Tinha tudo contra si, incluindo o facto de ser filha de um desconhecido e modesto comerciante. Uma verdadeira self-made-women!
A nível internacional, o mínimo que se pode dizer é que, com ela, a Grã-Bretanha recuperou praticamente o estatuto de potência mundial no diálogo entre todos os continentes, da África à América do senhor Reagan, passando pela União Soviética do senhor Gorbachev. Como um parceiro igual, que Blair nunca conseguiria de Bush ser e Brown de Obama, ainda menos.
Ângela Merkel é outro fenómeno de afirmação pessoal, na Alemanha e no plano internacional, mas ainda é cedo para saber se será um dos líderes mais proeminentes e duradouros na EU.
Mary Robinson, primeira presidente da Republica da Irlanda, Gro Bruntland, primeira-ministra do mais paritário dos governos, são também mulheres que fizeram o seu próprio nome ou apelido, ainda que o apelido possa ser o de um anónimo marido.

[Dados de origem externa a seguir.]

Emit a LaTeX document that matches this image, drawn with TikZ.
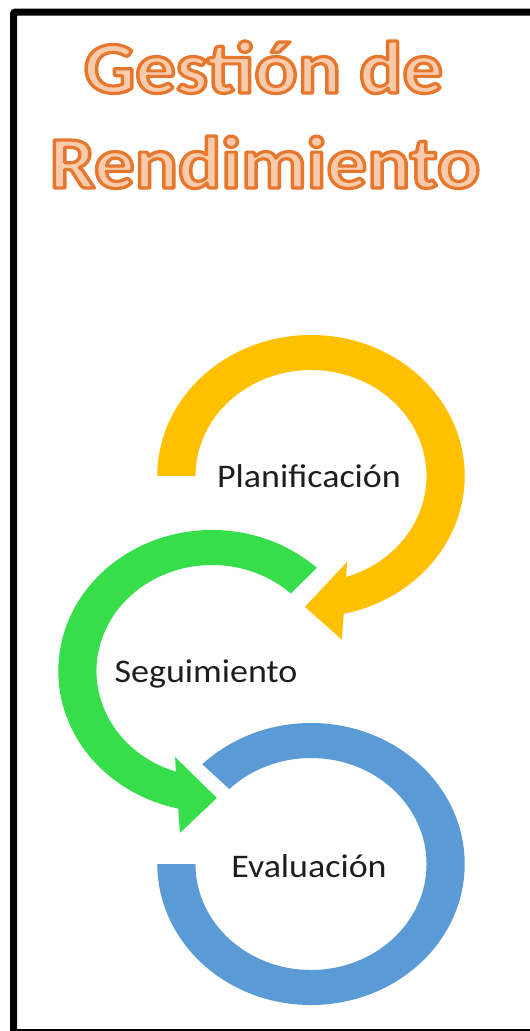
\documentclass[tikz,border=0pt]{standalone}
\usepackage{fontspec}
\setmainfont{Carlito}
\usetikzlibrary{calc}
\definecolor{ygold}{HTML}{FFC000}
\definecolor{ggreen}{HTML}{36DE4A}
\definecolor{bblue}{HTML}{5B9BD5}
\definecolor{tline}{HTML}{E8772E}
\definecolor{tfill}{HTML}{F8CBAD}
\definecolor{txt}{HTML}{1E1E1E}
\newcommand{\outlinetext}[1]{\scalebox{1.09}[1]{\special{pdf:literal 2 Tr 3.2 w 1 j 0.91 0.467 0.18 RG}#1\special{pdf:literal 0 Tr}}}
\begin{document}
\begin{tikzpicture}[x=1pt,y=1pt,
  lbl/.style={inner sep=0, anchor=base, text=txt, font=\fontsize{33}{40}\selectfont},
  ttl/.style={inner sep=0, anchor=base, font=\fontsize{74}{80}\selectfont\bfseries},
  ring/.style={xscale=1.09}
]
\useasboundingbox (0,0) rectangle (530,-1031);
\clip (0,0) rectangle (530,-1031);
\fill[white] (0,0) rectangle (530,-1031);
\draw[line width=7, rounded corners=2] (13.5,-12) rectangle (545,-1032.5);

% title with outline
\node[ttl, text=tfill] (title1) at (263.5,-93) {\outlinetext{Gestión de}};
\node[ttl, text=tfill] (title2) at (265,-188) {\outlinetext{Rendimiento}};

% yellow circular arrow (Planificacion)
\begin{scope}[shift={(311,-476)}, ring]
  \fill[ygold] (180:141) arc[start angle=180, end angle=-77.7, radius=141]
    -- (-80.2:166) -- (-92.4:131) -- (-68.9:92) -- (-72.3:106)
    arc[start angle=-72.3, end angle=180, radius=106] -- cycle;
\end{scope}

% green circular arrow (Seguimiento)
\begin{scope}[shift={(212,-671)}, ring]
  \fill[ggreen] (47:141) arc[start angle=47, end angle=257.3, radius=141]
    -- (259.7:164.6) -- (272:127) -- (248.5:92.4) -- (251.8:106)
    arc[start angle=251.8, end angle=47, radius=106] -- cycle;
\end{scope}

% blue ring (Evaluacion)
\begin{scope}[shift={(311,-864)}, ring]
  \fill[bblue] (135:141) arc[start angle=135, end angle=-180, radius=141]
    -- (180:106) arc[start angle=-180, end angle=135, radius=106] -- cycle;
\end{scope}

\node[lbl] (plan) at (309,-487) {\scalebox{1.09}[1]{Planificación}};
\node[lbl] (seg) at (206,-682) {\scalebox{1.09}[1]{Seguimiento}};
\node[lbl] (eva) at (309,-877) {\scalebox{1.09}[1]{Evaluación}};
\end{tikzpicture}
\end{document}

5 – E Hillary? Fará ela história nos Estados Unidos da América?
Citei mulheres da Europa, da Ásia e da América Latina. Poderia acrescentar a África, que regista já nos seus anais uma primeira presidente da república eleita democraticamente. A América, pátria de notáveis pioneiras e de grandes movimentos feministas, percursora dos “gender studies”, continua longe do ranking de lideranças femininas.
Teve uma a ocasião de se redimir , elegendo Hillary Rodham Clinton.
Eu votaria nela, mas sempre tive sérias dúvidas de que a América votasse. É um país impreparado para aceitar, a esse nível, a igualdade entre mulheres e homens.
Hillary era a mais brilhante, o mais experiente dos candidatos – mas eramulher…E o seu apelido não ajudava… Na óptica americana, ou na minha óptica sobre a óptica americana, uma first lady é, para sempre, uma ex first lady. É para estar elegantemente ao lado do marido e não poderosamente no centro dos acontecimentos.
Por isso, mesmo que continuasse a ter de ultrapassar preconceitos do tamanho dos Himalaias, as coisas seriam sempre menos complicadas para Hillary Rodham do que para Hillary Clinton.
Como todo o mundo - ou quase todo - acabei por me converter a Obama, mas sempre com a esperança que a agora brilhante Secretary of State - a MNE americana - chegue, por reconhecido mérito, à Casa Branca.